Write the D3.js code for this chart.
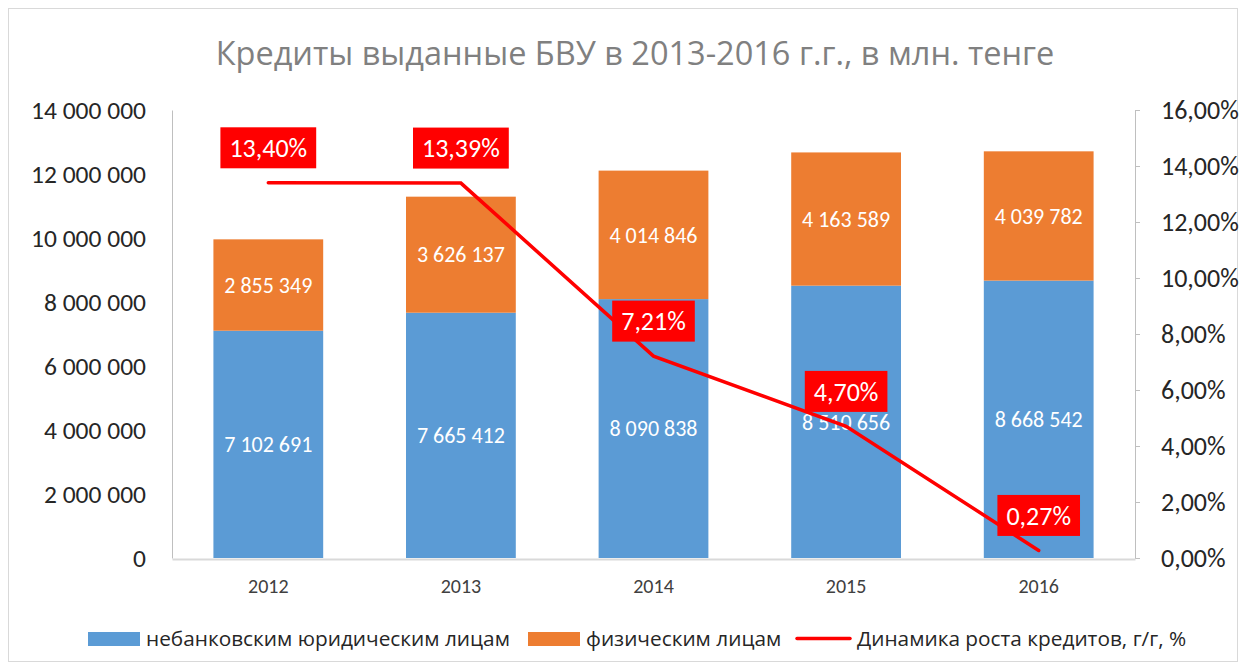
<!DOCTYPE html>
<html>
<head>
<meta charset="utf-8">
<script src="https://cdn.jsdelivr.net/npm/d3@7"></script>
<style>
  html, body { margin: 0; padding: 0; background: #fff; }
  svg { display: block; font-family: Carlito, Calibri, Lato, sans-serif; }
</style>
</head>
<body>
<svg id="chart" width="1246" height="670"></svg>
<script>
const years = ["2012", "2013", "2014", "2015", "2016"];
const legalEntities = [7102691, 7665412, 8090838, 8510656, 8668542];
const individuals = [2855349, 3626137, 4014846, 4163589, 4039782];
const growth = [0.1340, 0.1339, 0.0721, 0.0470, 0.0027];
const leftTicks = [0, 2000000, 4000000, 6000000, 8000000, 10000000, 12000000, 14000000];
const rightTicks = [0, 0.02, 0.04, 0.06, 0.08, 0.10, 0.12, 0.14, 0.16];
const titleText = "Кредиты выданные БВУ в 2013-2016 г.г., в млн. тенге";
const legendLabels = ["небанковским юридическим лицам", "физическим лицам", "Динамика роста кредитов, г/г, %"];

const colors = { legal: "#5B9BD5", indiv: "#ED7D31", line: "#FF0000" };

const locale = d3.formatLocale({ decimal: ",", thousands: " ", grouping: [3], currency: ["", ""] });
const fmtNum = locale.format(",d");
const fmtPct = locale.format(".2%");

const svg = d3.select("#chart");
const W = 1246, H = 670;
const m = { left: 172, right: 1135, top: 110, bottom: 558 };

// chart border
svg.append("rect").attr("x", 8.5).attr("y", 8.5).attr("width", W - 17).attr("height", H - 17)
  .attr("fill", "#fff").attr("stroke", "#d9d9d9");

const x = d3.scaleBand().domain(years).range([m.left, m.right]).paddingInner(0.43).paddingOuter(0.215);
const yL = d3.scaleLinear().domain([0, 14000000]).range([m.bottom, m.top]);
const yR = d3.scaleLinear().domain([0, 0.16]).range([m.bottom, m.top]);

// title
svg.append("text").attr("x", 635).attr("y", 65).attr("text-anchor", "middle")
  .attr("font-family", "'Open Sans', sans-serif")
  .attr("font-size", 32.5).attr("fill", "#808080").text(titleText);

// bars
const data = years.map((yr, i) => ({ yr, a: legalEntities[i], b: individuals[i], g: growth[i] }));
const gBars = svg.append("g");
gBars.selectAll("rect.a").data(data).join("rect").attr("class", "a")
  .attr("x", d => x(d.yr)).attr("width", x.bandwidth())
  .attr("y", d => yL(d.a)).attr("height", d => yL(0) - yL(d.a)).attr("fill", colors.legal);
gBars.selectAll("rect.b").data(data).join("rect").attr("class", "b")
  .attr("x", d => x(d.yr)).attr("width", x.bandwidth())
  .attr("y", d => yL(d.a + d.b)).attr("height", d => yL(d.a) - yL(d.a + d.b)).attr("fill", colors.indiv);

// bar labels
gBars.selectAll("text.la").data(data).join("text").attr("class", "la")
  .attr("x", d => x(d.yr) + x.bandwidth() / 2).attr("y", d => yL(d.a / 2))
  .attr("dy", "0.35em").attr("text-anchor", "middle").attr("font-size", 22).attr("fill", "#fff")
  .text(d => fmtNum(d.a));
gBars.selectAll("text.lb").data(data).join("text").attr("class", "lb")
  .attr("x", d => x(d.yr) + x.bandwidth() / 2).attr("y", d => yL(d.a + d.b / 2))
  .attr("dy", "0.35em").attr("text-anchor", "middle").attr("font-size", 22).attr("fill", "#fff")
  .text(d => fmtNum(d.b));

// axes
const axL = svg.append("g").attr("transform", `translate(${m.left},0)`)
  .call(d3.axisLeft(yL).tickValues(leftTicks).tickFormat(fmtNum).tickSize(0).tickPadding(26));
axL.select(".domain").attr("stroke", "#bfbfbf");
axL.selectAll("text").attr("font-size", 25.5).attr("fill", "#262626");

const axR = svg.append("g").attr("transform", `translate(${m.right},0)`)
  .call(d3.axisRight(yR).tickValues(rightTicks).tickFormat(fmtPct).tickSize(5).tickSizeOuter(0).tickPadding(21));
axR.select(".domain").attr("stroke", "#bfbfbf");
axR.selectAll("line").attr("stroke", "#bfbfbf");
axR.selectAll("text").attr("font-size", 26).attr("fill", "#262626");

const axB = svg.append("g").attr("transform", `translate(0,${m.bottom + 1})`)
  .call(d3.axisBottom(x).tickSize(0).tickPadding(20));
axB.select(".domain").attr("stroke", "#d9d9d9").attr("stroke-width", 2);
axB.selectAll("text").attr("font-size", 20).attr("fill", "#404040");
svg.selectAll("g[font-family]").attr("font-family", null);

// line
const cx = d => x(d.yr) + x.bandwidth() / 2;
svg.append("path").datum(data)
  .attr("d", d3.line().x(cx).y(d => yR(d.g)))
  .attr("fill", "none").attr("stroke", colors.line).attr("stroke-width", 3.5).attr("stroke-linecap", "round");

// line labels
const gLab = svg.append("g");
data.forEach(d => {
  const g = gLab.append("g").attr("transform", `translate(${cx(d)},${yR(d.g) - 35})`);
  const t = g.append("text").attr("text-anchor", "middle").attr("dy", "0.35em")
    .attr("font-size", 26).attr("fill", "#fff").text(fmtPct(d.g));
  const bb = t.node().getBBox();
  g.insert("rect", "text").attr("x", -bb.width / 2 - 9).attr("y", -20.5)
    .attr("width", bb.width + 18).attr("height", 41).attr("fill", colors.line);
});

// legend
const leg = svg.append("g").attr("font-family", "'Open Sans', sans-serif");
leg.append("rect").attr("x", 88).attr("y", 632).attr("width", 52).attr("height", 14).attr("fill", colors.legal);
leg.append("text").attr("x", 146).attr("y", 646).attr("font-size", 20.8).attr("fill", "#262626").text(legendLabels[0]);
leg.append("rect").attr("x", 528).attr("y", 632).attr("width", 52).attr("height", 14).attr("fill", colors.indiv);
leg.append("text").attr("x", 586).attr("y", 646).attr("font-size", 20.8).attr("fill", "#262626").text(legendLabels[1]);
leg.append("line").attr("x1", 797).attr("x2", 850).attr("y1", 638.5).attr("y2", 638.5)
  .attr("stroke", colors.line).attr("stroke-width", 3.5).attr("stroke-linecap", "round");
leg.append("text").attr("x", 857).attr("y", 646).attr("font-size", 20.8).attr("fill", "#262626").text(legendLabels[2]);
</script>
</body>
</html>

PROBLEM TO SOLVE: Leave out the pictures and transcribe everything else exactly.

SOLUTION TO THIS EXERCISE:
Write the D3.js code for this chart.
<!DOCTYPE html>
<html>
<head>
<meta charset="utf-8">
<script src="https://cdn.jsdelivr.net/npm/d3@7"></script>
<style>
  html, body { margin: 0; padding: 0; background: #fff; }
  svg { display: block; font-family: Carlito, Calibri, Lato, sans-serif; }
</style>
</head>
<body>
<svg id="chart" width="1246" height="670"></svg>
<script>
const years = ["2012", "2013", "2014", "2015", "2016"];
const legalEntities = [7102691, 7665412, 8090838, 8510656, 8668542];
const individuals = [2855349, 3626137, 4014846, 4163589, 4039782];
const growth = [0.1340, 0.1339, 0.0721, 0.0470, 0.0027];
const leftTicks = [0, 2000000, 4000000, 6000000, 8000000, 10000000, 12000000, 14000000];
const rightTicks = [0, 0.02, 0.04, 0.06, 0.08, 0.10, 0.12, 0.14, 0.16];
const titleText = "Кредиты выданные БВУ в 2013-2016 г.г., в млн. тенге";
const legendLabels = ["небанковским юридическим лицам", "физическим лицам", "Динамика роста кредитов, г/г, %"];

const colors = { legal: "#5B9BD5", indiv: "#ED7D31", line: "#FF0000" };

const locale = d3.formatLocale({ decimal: ",", thousands: " ", grouping: [3], currency: ["", ""] });
const fmtNum = locale.format(",d");
const fmtPct = locale.format(".2%");

const svg = d3.select("#chart");
const W = 1246, H = 670;
const m = { left: 172, right: 1135, top: 110, bottom: 558 };

// chart border
svg.append("rect").attr("x", 8.5).attr("y", 8.5).attr("width", W - 17).attr("height", H - 17)
  .attr("fill", "#fff").attr("stroke", "#d9d9d9");

const x = d3.scaleBand().domain(years).range([m.left, m.right]).paddingInner(0.43).paddingOuter(0.215);
const yL = d3.scaleLinear().domain([0, 14000000]).range([m.bottom, m.top]);
const yR = d3.scaleLinear().domain([0, 0.16]).range([m.bottom, m.top]);

// title
svg.append("text").attr("x", 635).attr("y", 65).attr("text-anchor", "middle")
  .attr("font-family", "'Open Sans', sans-serif")
  .attr("font-size", 32.5).attr("fill", "#808080").text(titleText);

// bars
const data = years.map((yr, i) => ({ yr, a: legalEntities[i], b: individuals[i], g: growth[i] }));
const gBars = svg.append("g");
gBars.selectAll("rect.a").data(data).join("rect").attr("class", "a")
  .attr("x", d => x(d.yr)).attr("width", x.bandwidth())
  .attr("y", d => yL(d.a)).attr("height", d => yL(0) - yL(d.a)).attr("fill", colors.legal);
gBars.selectAll("rect.b").data(data).join("rect").attr("class", "b")
  .attr("x", d => x(d.yr)).attr("width", x.bandwidth())
  .attr("y", d => yL(d.a + d.b)).attr("height", d => yL(d.a) - yL(d.a + d.b)).attr("fill", colors.indiv);

// bar labels
gBars.selectAll("text.la").data(data).join("text").attr("class", "la")
  .attr("x", d => x(d.yr) + x.bandwidth() / 2).attr("y", d => yL(d.a / 2))
  .attr("dy", "0.35em").attr("text-anchor", "middle").attr("font-size", 22).attr("fill", "#fff")
  .text(d => fmtNum(d.a));
gBars.selectAll("text.lb").data(data).join("text").attr("class", "lb")
  .attr("x", d => x(d.yr) + x.bandwidth() / 2).attr("y", d => yL(d.a + d.b / 2))
  .attr("dy", "0.35em").attr("text-anchor", "middle").attr("font-size", 22).attr("fill", "#fff")
  .text(d => fmtNum(d.b));

// axes
const axL = svg.append("g").attr("transform", `translate(${m.left},0)`)
  .call(d3.axisLeft(yL).tickValues(leftTicks).tickFormat(fmtNum).tickSize(0).tickPadding(26));
axL.select(".domain").attr("stroke", "#bfbfbf");
axL.selectAll("text").attr("font-size", 25.5).attr("fill", "#262626");

const axR = svg.append("g").attr("transform", `translate(${m.right},0)`)
  .call(d3.axisRight(yR).tickValues(rightTicks).tickFormat(fmtPct).tickSize(5).tickSizeOuter(0).tickPadding(21));
axR.select(".domain").attr("stroke", "#bfbfbf");
axR.selectAll("line").attr("stroke", "#bfbfbf");
axR.selectAll("text").attr("font-size", 26).attr("fill", "#262626");

const axB = svg.append("g").attr("transform", `translate(0,${m.bottom + 1})`)
  .call(d3.axisBottom(x).tickSize(0).tickPadding(20));
axB.select(".domain").attr("stroke", "#d9d9d9").attr("stroke-width", 2);
axB.selectAll("text").attr("font-size", 20).attr("fill", "#404040");
svg.selectAll("g[font-family]").attr("font-family", null);

// line
const cx = d => x(d.yr) + x.bandwidth() / 2;
svg.append("path").datum(data)
  .attr("d", d3.line().x(cx).y(d => yR(d.g)))
  .attr("fill", "none").attr("stroke", colors.line).attr("stroke-width", 3.5).attr("stroke-linecap", "round");

// line labels
const gLab = svg.append("g");
data.forEach(d => {
  const g = gLab.append("g").attr("transform", `translate(${cx(d)},${yR(d.g) - 35})`);
  const t = g.append("text").attr("text-anchor", "middle").attr("dy", "0.35em")
    .attr("font-size", 26).attr("fill", "#fff").text(fmtPct(d.g));
  const bb = t.node().getBBox();
  g.insert("rect", "text").attr("x", -bb.width / 2 - 9).attr("y", -20.5)
    .attr("width", bb.width + 18).attr("height", 41).attr("fill", colors.line);
});

// legend
const leg = svg.append("g").attr("font-family", "'Open Sans', sans-serif");
leg.append("rect").attr("x", 88).attr("y", 632).attr("width", 52).attr("height", 14).attr("fill", colors.legal);
leg.append("text").attr("x", 146).attr("y", 646).attr("font-size", 20.8).attr("fill", "#262626").text(legendLabels[0]);
leg.append("rect").attr("x", 528).attr("y", 632).attr("width", 52).attr("height", 14).attr("fill", colors.indiv);
leg.append("text").attr("x", 586).attr("y", 646).attr("font-size", 20.8).attr("fill", "#262626").text(legendLabels[1]);
leg.append("line").attr("x1", 797).attr("x2", 850).attr("y1", 638.5).attr("y2", 638.5)
  .attr("stroke", colors.line).attr("stroke-width", 3.5).attr("stroke-linecap", "round");
leg.append("text").attr("x", 857).attr("y", 646).attr("font-size", 20.8).attr("fill", "#262626").text(legendLabels[2]);
</script>
</body>
</html>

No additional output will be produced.